Supposedly the torrential rains this summer washed out much of Korea’s cabbage patches. Heads were going for about $10 U.S. a piece (from about $1.50) and the government decided to lower tariffs on Chinese produce in an effort to lower the prices. So I guess if you really want to hurt Korea, take away their cabbage. There was something about cabbage not being available until the end of November, but something must have broken, as evidenced by the ajummas having cabbage to process this morning.
I still have over 3 months left to my contract here, but five weeks of that is my vacation, a week is some sort of teacher prep for the following year, and the rest of that is basically a waste of everyone’s time. This week the 3rd graders are doing nothing but studying/cramming for the National University Entrance Exam, so I’ve got no classes with seniors all week and everyone has afternoon of the entrance exam off, and the following day is our school’s festival. And the following week my students will be taking their oral English examinations, so this week is mostly review. After that is a week of review in preparation for their Final exams, where I will be warming my seat, and the following week is the exams, where I will be warming my seat. I guess that’s a good time to work on TRACK stuff. After that school is pointless, because the finals are finished and there’s less than a month left until school closes for the winter. (Their long break is in the winter instead of the summer) Last year they would cry and moan if you tried to teach them anything, and they’d beg for movies and candy. Totally annoying, seeing young adults whine and beg like first graders. Anyway, I can’t believe it, but my 2nd year teaching in Korea is almost finished. Really. This is a decent gig, once you get used to it. I just wish there were resources for me nearby or that I had money, or better yet both.
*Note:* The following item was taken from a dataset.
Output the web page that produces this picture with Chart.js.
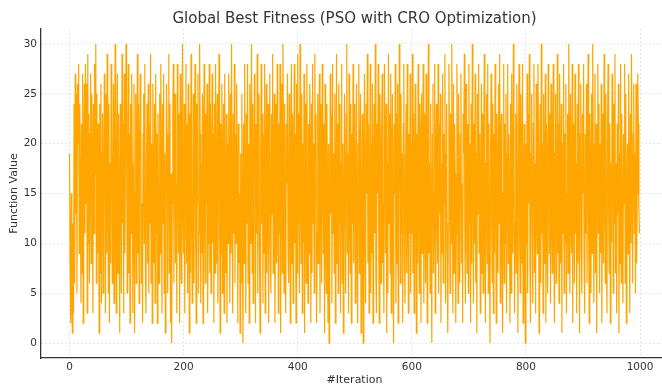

Today I signed up for a meetup for people over 35. This kind of distinction is really important in Korea – I’da laughed if I’d seen something like that in Seattle. I’d previously joined a meetup group that never organized anything. So today I took it upon myself to organize something. God damn it. This is why I can never join anything – because I have to be the one to organize it. I can see history repeating itself. If this comes to fruition, then I must hand the baton to someone straight away. All the other interesting events, classes, etc. happen during the week and are in Seoul, so I can’t participate. :( They are also very pricey.
As much as this sucks, I’m just happy I have a job, after that last fiasco. In one month I may or may not be able to fly home on vacation. I’m hoping my trip home will soothe me. I’m hoping it won’t make coming back harder. It will be kind of like the college kid who comes home and their bedroom has been redecorated. Had to let the cabin in the woods go. Had to let all my belongings go. Both my children have moved since I left, I’ve never seen where they live, and they live in towns I’ve never lived in. Other people my age get more stable each year, and I get more unstable each year. If I were a man I’d take my end of year severance pay and Kerouack it across America. Before it disappears. Funny, that was the same dream I had when I was 16. Little Korean girl. Run away orphan. Hitch-hiking across America.